Ten Favourite Movies made Before I was Born

You’ll notice some “great” movies missing from this list — such as Citizen Kane — and while there are many older movies I appreciate, I can’t watch them over and over like the ten here. These are movies I have seen multiple times and that I still love to watch; I’ve numbered them, but they are not necessarily in order:

1. The Wizard of Oz (1939). Yes, it’s cheezy and melodramatic and kitchy, but I still watch it at least once a year. A few years ago, I saw it at Cinecenta — the first time I had watched it in a darkened theatre on a full-size screen and the tornado sequence was so much more frightening! If you’ve never seen it on the big screen, I highly recommend tracking it down at a repertoire theatre.

2. The Apartment (1960). This film was full of surprises for me and, while it is very dated now, it’s somehow still relevant. I think this was the first Billy Wilder film I saw and certainly the first time I had seen Fred MacMurray in a darker role (I was used to seeing him on My Three Sons and in Disney films). I also finally understood why Jack Lemmon and Shirley MacLaine were stars.

3. The Day the Earth Stood Still (1951). Sure, Gort looks pretty non-threatening to today’s viewers, but the brilliance in this film is the script. It’s solid sci-fi and serves as a great overview of Cold War paranoia.

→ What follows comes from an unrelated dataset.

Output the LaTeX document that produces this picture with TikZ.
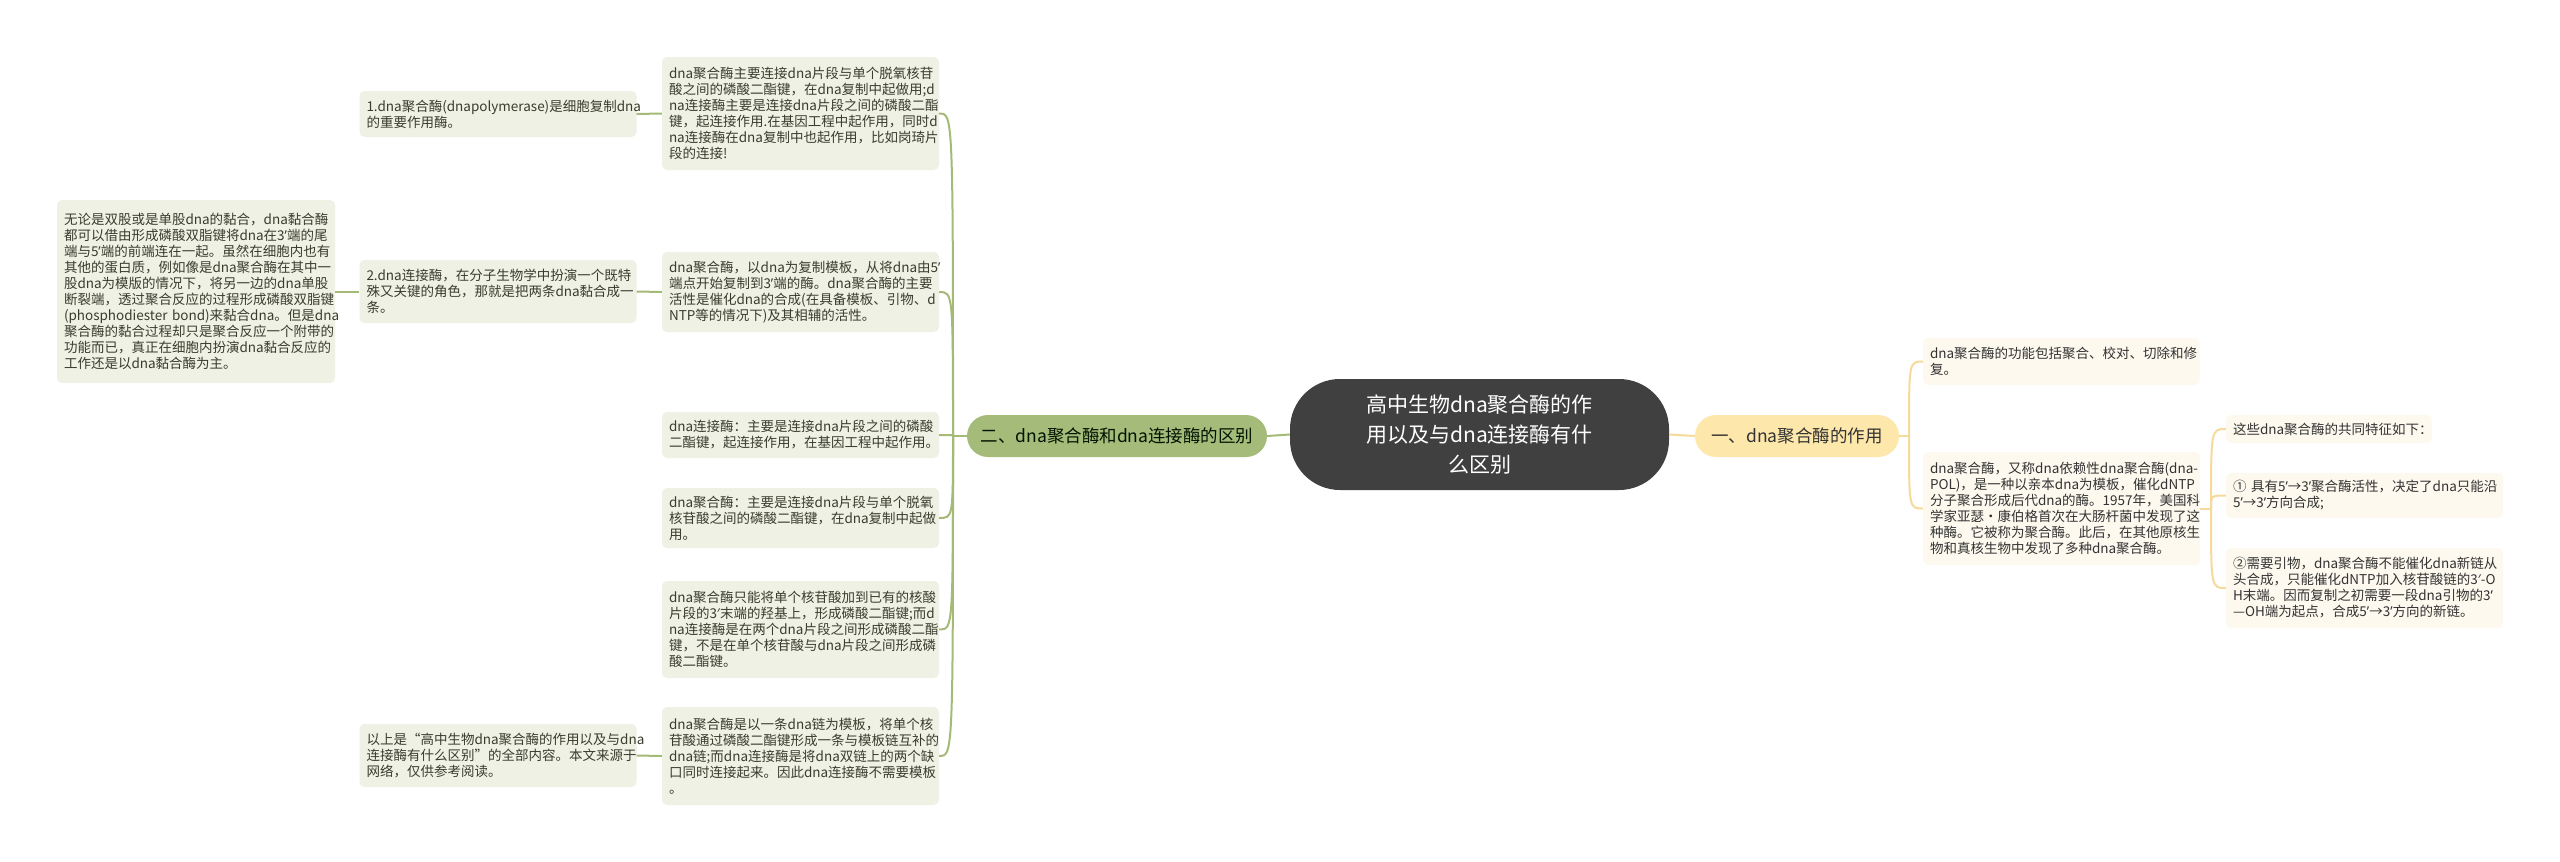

4. The Italian Job (1969). OK, so this was technically released the year I was born, but I’m confident that it was made before I was born and there’s no way I would have seen it in the theatre. There is so much brilliance in this film — Michael Caine is in fine form, the sequence with the Minis was brilliantly coordinated, and the ending? That’s just movie gold. The “remake” from 2003 is a pathetic shadow of this movie and should be avoided at all costs.

5. The Odd Couple (1968). I never watched the TV show so I only begrudgingly bothered to watch this film the first time around. Turns out, it’s hilarious and I frequently quote the characters. Full credit has to be given to Neil Simon’s screenplay at the core of this film but also to the great performances by the lead and supporting cast.

6. Pillow Talk (1959). Possibly the finest example of a screwball romantic comedy with Rock Hudson and Doris Day giving some of their best performances. If you liked Down With Love, this movie is required viewing — several scenes are almost shot-for-shot in homage; the reverse is also true!

7. The Desk Set (1957) Spencer Tracy and Katherine Hepburn spar when a computer is introduced into the fact-checking department at a newspaper. Librarians are still facing off against Google and this movie still makes me giggle for that reason.

8. Mr. Blandings Builds his Dream House (1948). Every time we consider building a house, this movie runs through my head. Cary Grant has an intense job with an ad agency and an apartment full of women so they decide to buy a house in the country. Turns out the house is falling down so they decide to build-to-suit. Despite the laughably low prices for real estate and construction and the rather offensive caricature that is Gussie, the family housekeeper, this movie is very watchable and very funny.

9. Singing in the Rain (1952). I don’t consider myself a fan of musicals, but this is the second one on my list. Debbie Reynolds sparkles and Donald O’Connor cracks me up every time plus it contains some of the most recognizable Hollywood musical songs.

10. Rope (1948). Really tough call between this one and Rear Window (1954); both feature James Stewart in strong Hitchcock films but Rope is just that much darker and that much more masterful. Actually, they make a good double feature if you can handle the tension!